In these next few posts I will look at these different groups and why each one finds these myths captivating. I’ll start with Nicholas Notovitch and Levi Dowling’s versions of the myth, since they are the two writers who invented the myth. Far from being the kind of New Age syncretism we associate with the tales of Jesus in India today, I argue these two tales were very much products of their colonial time.

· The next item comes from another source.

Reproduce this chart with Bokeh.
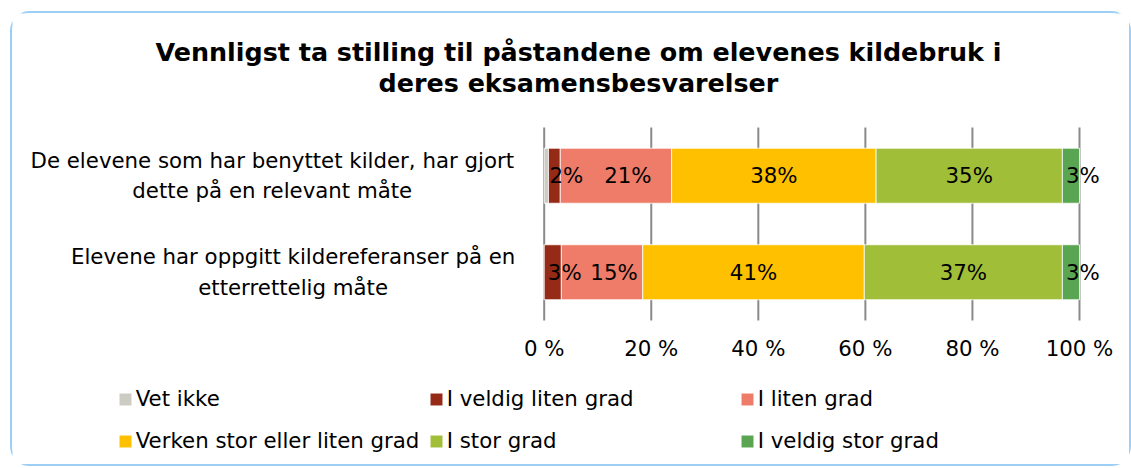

I’ll be using the framework posed by Edward Said, who asked Western scholars of “the Orient” (or “the East”) to consider the ways in which their depictions of the Orient served to define Occidental (Western) self-identity. What do the kinds of dualities we construct about other cultures say about ourselves? An obvious example is the way some Western colonial p[owers painted themselves as civilized to justify the “white man’s burden” of civilizing other cultures. Said focused on Western depictions of the Arabic world, but scholars of Buddhism such as Philip Almond and Donald S. Lopez, Jr. extended his framework to early Western images of Buddhism.
First, these early myths reflected contemporary textualization of Buddhism. The Victorian era saw the beginning of Buddhist Studies in the gathering of ancient texts and the decoding of their languages. One of the most famous of these textual scholars was Thomas Rhys Davids, a British colonial officer in Sri Lanka who founded the Pali Text Society. Rhys Davids and other colonial scholars saw in the texts of early Buddhism a purely rational religion, free from the supernaturalism and superstition then criticized in Christianity. Unfortunately, living Buddhism failed to satisfy these standards. By bringing ancient Buddhist texts to Britain and claiming that these represented true Buddhism, colonial scholars created a realm of discourse where they appropriated Buddhism. True Buddhism was not in Asia, but in the university libraries of Europe!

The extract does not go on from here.